New Dutch coalition doesn’t liberalise abortion but is not pro-life either


Western Europe

Evert van Vlastuin, CNE.news

Liberal leader Dilan Yesilgoz (left) at the presentation of the new coalition plan Thursday morning. Photo ANP, Koen van Weel

The new Dutch coalition will not liberalise policies around abortion, embryo research and euthanasia. However, members of parliament are free to support initiatives from the opposition. That means that the coalition as such does not speak out for the protection of unborn life.

That is one of the elements of the new coalition agreement in the Netherlands. The agreement was presented on Thursday.

Especially the left-wing parties in the Lower House are advocating to remove abortion from the Penal Code and the creation of embryos for research purposes. If they present their proposals smartly, they can be successful.

The 26-page agreement is called “Hope, guts and pride”. Four parties have been negotiating about this after the general elections in November 2023. The parties concerned are Geert Wilders’ Freedom Party PVV, the Liberal Party VVD, Pieter Omtzigt’s New Social Contract NSC, and the Farmers’ Movement BBB. Apart from Prime Minister Mark Rutte’s party, VVD, all the groups have never been in government. On the contrary, Geert Wilders has even been in outspoken opposition against the government for twenty years.

The title “Hope, guts and pride” is meant to show a new right-wing spirit in Dutch politics. This ‘hope’ expresses itself in the following points:

Asylum and migration

The coalition discusses the “toughest entrance regime for asylum and migration”. This was to be expected since Geert Wilders has been campaigning against immigration –especially of Muslims– since 2004.

The government is bound to EU and other international rules regarding asylum and migration. The coalition plans to apply for opt-outs.

Newcomers who want Dutch citizenship have to learn about the Holocaust.

The four party leader who negotiated a coalition agreement: Wilders (left), Yesilgoz (2nd from left), Van der Plas (2nd from right), Omtzigt (right). Photo ANP, Koen van Weel

Islam and religious freedom

At least two of the four parties forced Wilders to express his respect for the rule of law. From his track record in the past twenty years, there was reason to doubt whether he would grant Muslims the right to religious freedom. For this reason, the agreement makes “safeguarding the rule of law” a cornerstone of the new governing program.

On the other hand, the agreement also says that the rule of law is threatened by Islamic terrorism and organised crime. Because of this, measures will come against the “foreign financing” of Dutch (religious) organisations.

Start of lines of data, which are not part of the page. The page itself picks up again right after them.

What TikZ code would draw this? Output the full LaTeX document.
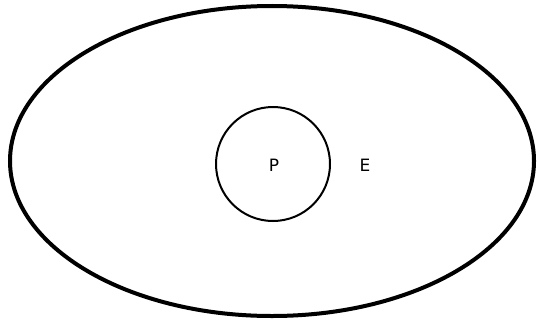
\documentclass[tikz,border=0pt]{standalone}
\usepackage{fontspec}
\setmainfont{DejaVu Sans}
\begin{document}
\begin{tikzpicture}[x=1pt,y=-1pt,
  outer/.style={draw=black, line width=4pt},
  inner/.style={draw=black, line width=2pt},
  lbl/.style={font=\fontsize{17}{19}\selectfont, inner sep=0pt}]
\useasboundingbox (0,0) rectangle (537,321);
\draw[outer] (272,161) ellipse [x radius=262, y radius=155];
\node[inner, circle, minimum size=114pt, inner sep=0pt] (pc) at (273,164) {};
\node[lbl] (P) at (274,165) {P};
\node[lbl] (E) at (365,165) {E};
\end{tikzpicture}
\end{document}
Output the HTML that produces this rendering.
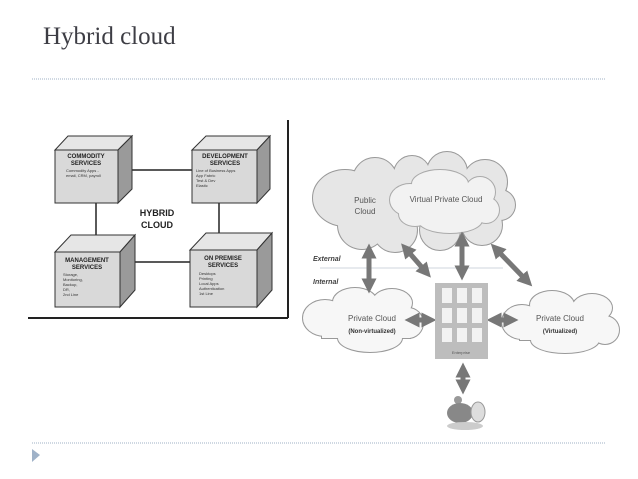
<!DOCTYPE html>
<html><head><meta charset="utf-8"><style>
html,body{margin:0;padding:0;background:#fff;width:638px;height:479px;overflow:hidden}
</style></head><body>
<svg width="638" height="479" viewBox="0 0 638 479" xmlns="http://www.w3.org/2000/svg" font-family="Liberation Sans, sans-serif">
<text x="43" y="44" font-family="Liberation Serif, serif" font-size="25" fill="#3d3d44">Hybrid cloud</text>
<line x1="32" y1="79" x2="605" y2="79" stroke="#9fb0c4" stroke-width="1" stroke-dasharray="1,1"/>
<line x1="32" y1="443" x2="605" y2="443" stroke="#9fb0c4" stroke-width="1" stroke-dasharray="1,1"/>
<polygon points="32,449 40,455 32,462" fill="#9fb2c8"/>

<line x1="288" y1="120" x2="288" y2="318" stroke="#222" stroke-width="2"/>
<line x1="28" y1="318" x2="288" y2="318" stroke="#222" stroke-width="2"/>
<g stroke="#222" stroke-width="1.5">
<line x1="118" y1="170" x2="192" y2="170"/>
<line x1="96" y1="203" x2="96" y2="252"/>
<line x1="219" y1="203" x2="219" y2="250"/>
<line x1="135" y1="262" x2="190" y2="262"/>
</g>
<g stroke="#333" stroke-width="1">
<polygon points="55,150 68,136 132,136 118,150" fill="#e6e6e6"/>
<polygon points="118,150 132,136 132,189 118,203" fill="#9a9a9a"/>
<rect x="55" y="150" width="63" height="53" fill="#d9d9d9"/>
<polygon points="192,150 206,136 270,136 257,150" fill="#e6e6e6"/>
<polygon points="257,150 270,136 270,189 257,203" fill="#9a9a9a"/>
<rect x="192" y="150" width="65" height="53" fill="#d9d9d9"/>
<polygon points="55,252 71,235 135,235 120,252" fill="#e6e6e6"/>
<polygon points="120,252 135,235 135,290 120,307" fill="#9a9a9a"/>
<rect x="55" y="252" width="65" height="55" fill="#d9d9d9"/>
<polygon points="190,250 206,233 272,233 257,250" fill="#e6e6e6"/>
<polygon points="257,250 272,233 272,290 257,307" fill="#9a9a9a"/>
<rect x="190" y="250" width="67" height="57" fill="#d9d9d9"/>
</g>
<g fill="#222" font-weight="bold" text-anchor="middle" font-size="6">
<text x="86" y="158">COMMODITY</text><text x="86" y="165">SERVICES</text>
<text x="225" y="158">DEVELOPMENT</text><text x="225" y="165">SERVICES</text>
<text x="87" y="262">MANAGEMENT</text><text x="87" y="269">SERVICES</text>
<text x="223" y="260">ON PREMISE</text><text x="223" y="267">SERVICES</text>
<text x="157" y="216" font-size="9">HYBRID</text><text x="157" y="228" font-size="9">CLOUD</text>
</g>
<g fill="#333" font-size="4">
<text x="66" y="172">Commodity Apps -</text><text x="66" y="177">email, CRM, payroll</text>
<text x="196" y="172">Line of Business Apps</text><text x="196" y="177">App Fabric</text><text x="196" y="182">Test &amp; Dev</text><text x="196" y="187">Elastic</text>
<text x="63" y="276">Storage,</text><text x="63" y="281">Monitoring,</text><text x="63" y="286">Backup,</text><text x="63" y="291">DR,</text><text x="63" y="296">2nd Line</text>
<text x="199" y="275">Desktops</text><text x="199" y="280">Printing</text><text x="199" y="285">Local Apps</text><text x="199" y="290">Authentication</text><text x="199" y="295">1st Line</text>
</g>

<defs>
<g id="big">
<ellipse cx="345" cy="198" rx="32" ry="28"/><circle cx="375" cy="180" r="22"/><circle cx="412" cy="174" r="18"/><circle cx="447" cy="172" r="20"/><circle cx="485" cy="182" r="22"/><circle cx="500" cy="205" r="15"/><circle cx="482" cy="225" r="20"/><circle cx="440" cy="230" r="20"/><circle cx="395" cy="230" r="22"/><circle cx="362" cy="225" r="24"/><rect x="340" y="180" width="160" height="45"/>
</g>
<g id="vpc">
<ellipse cx="410" cy="200" rx="20" ry="16"/><ellipse cx="440" cy="184" rx="28" ry="14"/><circle cx="480" cy="192" r="15"/><circle cx="486" cy="210" r="13"/><ellipse cx="450" cy="220" rx="32" ry="13"/><ellipse cx="415" cy="214" rx="16" ry="12"/><rect x="408" y="188" width="80" height="30"/>
</g>
<g id="pl">
<ellipse cx="325" cy="318" rx="22" ry="18"/><ellipse cx="355" cy="302" rx="22" ry="14"/><ellipse cx="392" cy="303" rx="20" ry="14"/><circle cx="408" cy="323" r="15"/><ellipse cx="370" cy="338" rx="32" ry="14"/><rect x="322" y="305" width="88" height="33"/>
</g>
<g id="pr">
<ellipse cx="522" cy="322" rx="20" ry="17"/><ellipse cx="552" cy="305" rx="22" ry="14"/><ellipse cx="592" cy="308" rx="20" ry="14"/><circle cx="605" cy="330" r="14"/><ellipse cx="565" cy="340" rx="34" ry="13"/><rect x="520" y="310" width="88" height="30"/>
</g>
<marker id="m" markerWidth="3" markerHeight="3" refX="1.5" refY="1.5" orient="auto-start-reverse" markerUnits="strokeWidth"><path d="M0,0 L3,1.5 L0,3 Z" fill="#777"/></marker>
</defs>
<use href="#big" fill="none" stroke="#999" stroke-width="2"/>
<use href="#big" fill="#e6e6e6"/>
<use href="#vpc" fill="none" stroke="#aaa" stroke-width="2"/>
<use href="#vpc" fill="#f2f2f2"/>
<use href="#pl" fill="none" stroke="#999" stroke-width="2"/>
<use href="#pl" fill="#f7f7f7"/>
<use href="#pr" fill="none" stroke="#999" stroke-width="2"/>
<use href="#pr" fill="#f7f7f7"/>
<g fill="#555" font-size="8" text-anchor="middle">
<text x="365" y="203">Public</text><text x="365" y="214">Cloud</text>
<text x="446" y="202">Virtual Private Cloud</text>
<text x="372" y="321">Private Cloud</text>
<text x="560" y="321">Private Cloud</text>
<text x="372" y="333" font-size="6" font-weight="bold" fill="#333">(Non-virtualized)</text>
<text x="560" y="333" font-size="6" font-weight="bold" fill="#333">(Virtualized)</text>
</g>
<line x1="320" y1="268" x2="503" y2="268" stroke="#cfd6dc" stroke-width="1"/>
<text x="313" y="261" font-size="7" font-weight="bold" font-style="italic" fill="#444">External</text>
<text x="313" y="284" font-size="7" font-weight="bold" font-style="italic" fill="#444">Internal</text>
<g stroke="#777" stroke-width="5" marker-start="url(#m)" marker-end="url(#m)">
<line x1="369" y1="251" x2="369" y2="286"/>
<line x1="406" y1="249" x2="426" y2="272"/>
<line x1="462" y1="239" x2="462" y2="273"/>
<line x1="496" y1="249" x2="527" y2="281"/>
<line x1="412" y1="320" x2="429" y2="320"/>
<line x1="494" y1="320" x2="511" y2="320"/>
<line x1="463" y1="370" x2="463" y2="387"/>
</g>
<rect x="435" y="283" width="53" height="76" fill="#bdbdbd"/>
<g fill="#f2f2f2">
<rect x="442" y="288" width="10" height="15"/><rect x="457" y="288" width="10" height="15"/><rect x="472" y="288" width="10" height="15"/>
<rect x="442" y="308" width="10" height="15"/><rect x="457" y="308" width="10" height="15"/><rect x="472" y="308" width="10" height="15"/>
<rect x="442" y="328" width="10" height="14"/><rect x="457" y="328" width="10" height="14"/><rect x="472" y="328" width="10" height="14"/>
</g>
<text x="461" y="354" font-size="4" fill="#555" text-anchor="middle">Enterprise</text>
<circle cx="458" cy="400" r="4" fill="#999"/>
<ellipse cx="460" cy="413" rx="13" ry="10" fill="#888"/>
<ellipse cx="478" cy="412" rx="7" ry="10" fill="#ddd" stroke="#999"/>
<ellipse cx="465" cy="426" rx="18" ry="4" fill="#ccc"/>
</svg>
</body></html>
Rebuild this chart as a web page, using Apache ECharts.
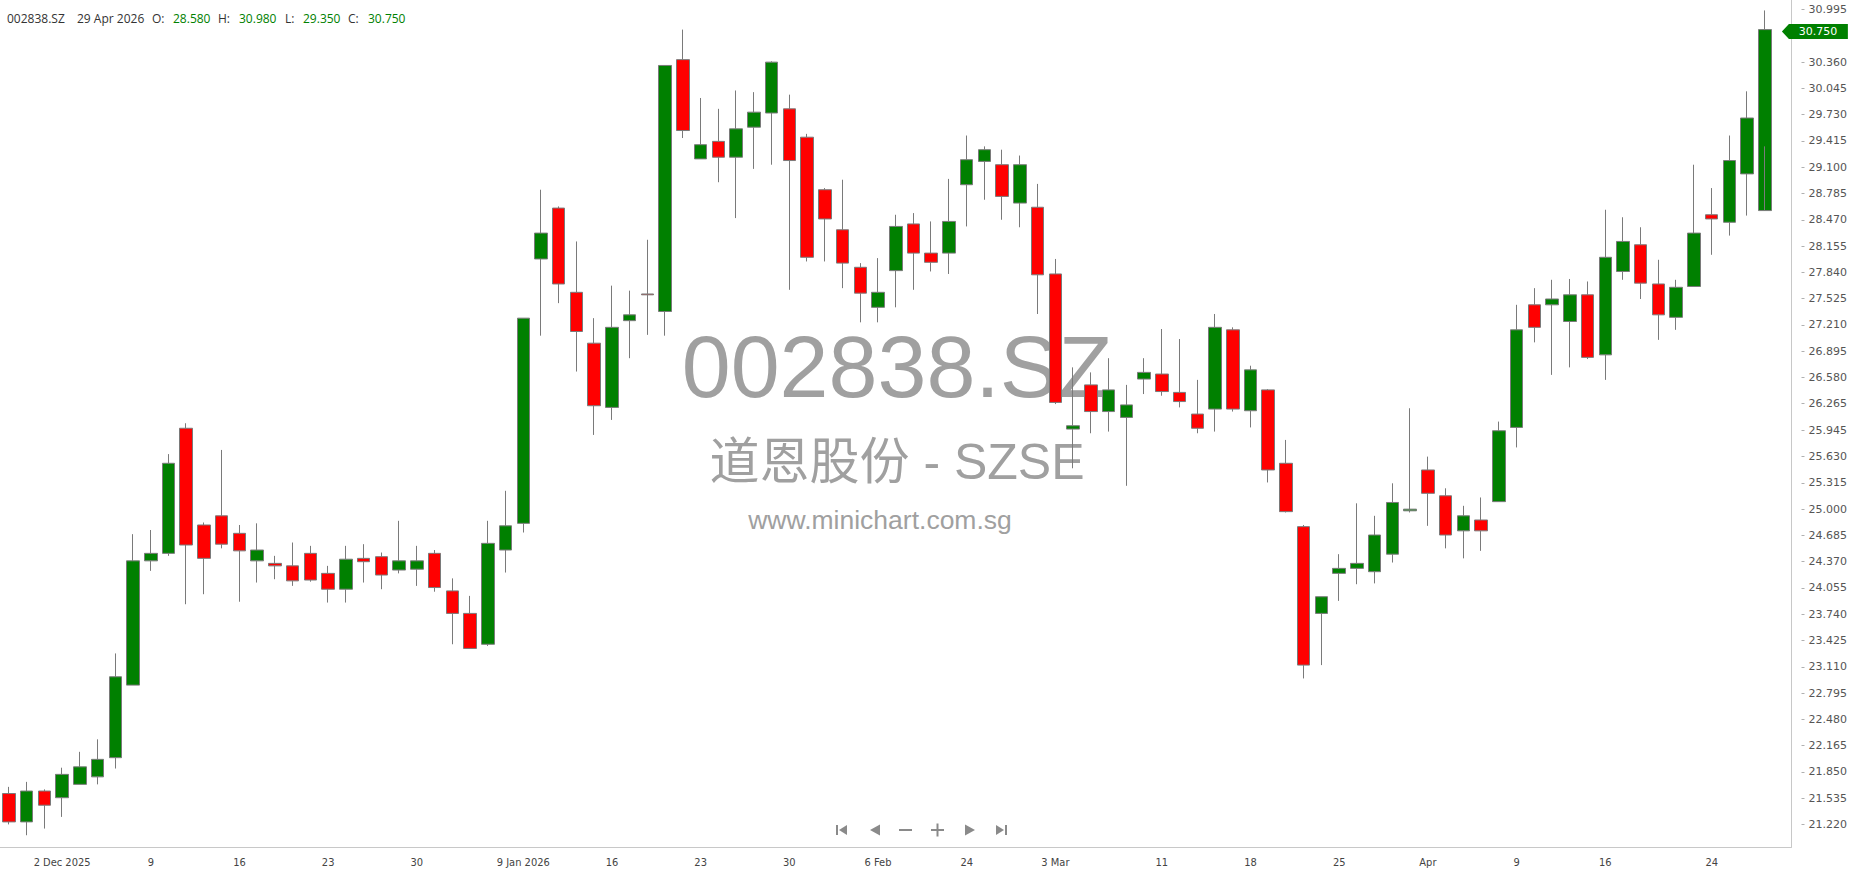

Apart from this, there will be a “regulation” of the amplified prayer calls for Muslims.

Christian education

The four parties say to respect the freedom of education as written in Article 23 of the Constitution. This article, which dates from 1917, has facilitated a long tradition of Christian schooling.

However, there is growing criticism of this because also Muslims use this freedom for their schools, which is controversial for the right-wing parties such as Wilders’ PVV. But it is also controversial on the left since some conservative schools hold to the traditional sexual ethos and reject same-sex marriage and homosexual practice.

Although the agreement supports young people who come out as LGBT, the new coalition says that “relational and sexual education” must become “more neutral and age-appropriate”.

Especially for Muslim weekend schools, there will be some sort of inspection to prevent “hatred and violence.” The former government had already been trying to legislate that. Still, it came under criticism for fear of intrusion into religious freedom. Also, churches feared government officials who would inspect the teaching in their catechism classes.

Embassy to Jerusalem

The coalition supports the “existence and safety” of Israel. The new government will examine “when the embassy relocation to Jerusalem” can occur. In an earlier vote in the Lower House earlier this year, both VVD and NSC were against such a relocation.

The agreement speaks repeatedly about measures against anti-Semitism.

Other issues

The new coalition very clearly states that the minimum age for prostitutes will be 21 years. At the moment, this is 18 years. The change has been controversial for a long time already. The Christian parties will support this proposal.

The coalition is against enlargement of the European Union, but that is the most critical thing the agreement says about the EU. Nowhere is it written that the Netherlands should leave the Union or that there should be a referendum about this.

The new government will enshrine the 2 per cent Defence budget in legislation to ensure that the country meets NATO norms.

Wilders won't be prime minister. Photo ANP, Koen van Weel

What’s next?

This coalition agreement is only a first text. Next week, the Lower House will debate it, which is expected to lead to the next step: the formation of the actual cabinet. That new cabinet will elaborate on the guidelines from the coalition agreement.

Usually, the leader of that formation is the prime minister, but it seems that it will be different this time. Geert Wilders has accepted that he will not become prime minister since his coalition partners don’t see him as a team worker.

The actual cabinet formation may take at least one week so King Willem-Alexander could swear in the new government by the first week of June.